Sebastien Tandel wrote:
3) there will be two additional fields shown, which will be clear
(for
packets formatted as per the older version of the spec, where those
two
bits were reserved).
which will be presented as two bits with a semantic and in fact, had
none for the old norm. That's what I wanted to point out.
Yes, but that's not an issue - that's what reserved fields are for.

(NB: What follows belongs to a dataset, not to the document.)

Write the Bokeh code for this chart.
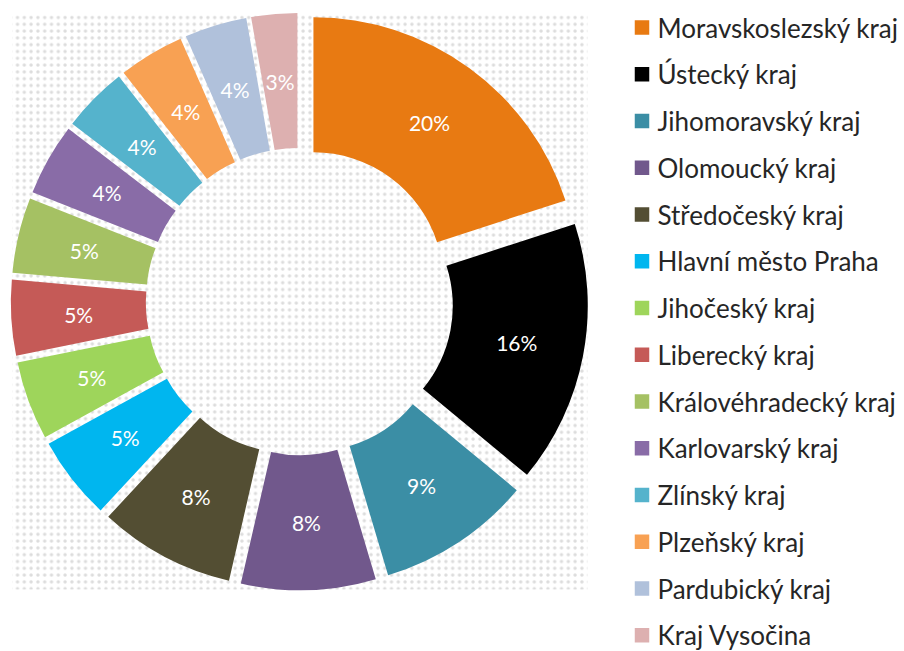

RFC
3344 says, about the bottom 8 bits of the 16-bit field (it's a 16-bit
field even in RFC 3344), "Sent as zero; ignored on reception."
(Hopefully, they made it clear that "sent as zero" means "MUST be sent
as zero" and that "ignored on reception" means "current implementations
should ignore them, but they might be used in the future, so future
implementations might not ignore them, so we really mean it when we say
'MUST be sent as zero".)
I.e., a packet sent by code written to the older version of the spec
isn't advertising UDP Tunnelling support - there was no UDP Tunnelling
support in the older version of the spec, so if code was written to that
older version of the spec, there's no UDP Tunnelling support code.
Thus, the new U bit is correctly displayed for packets sent by code
(correctly) written to the older version of the spec. (Code
*in*correctly written to the older version of the spec, so that the U
bit is set, could confuse recipients of those packets into thinking the
machine supports UDP Tunnelling, so, again, it's correct to display that
bit, so that it's obvious that the machine is advertising something it
doesn't actually offer.)
The same applies to RFC 3543 and advertising Registration Revocation.
So, no, there's no need to control whether to display those to flags or not.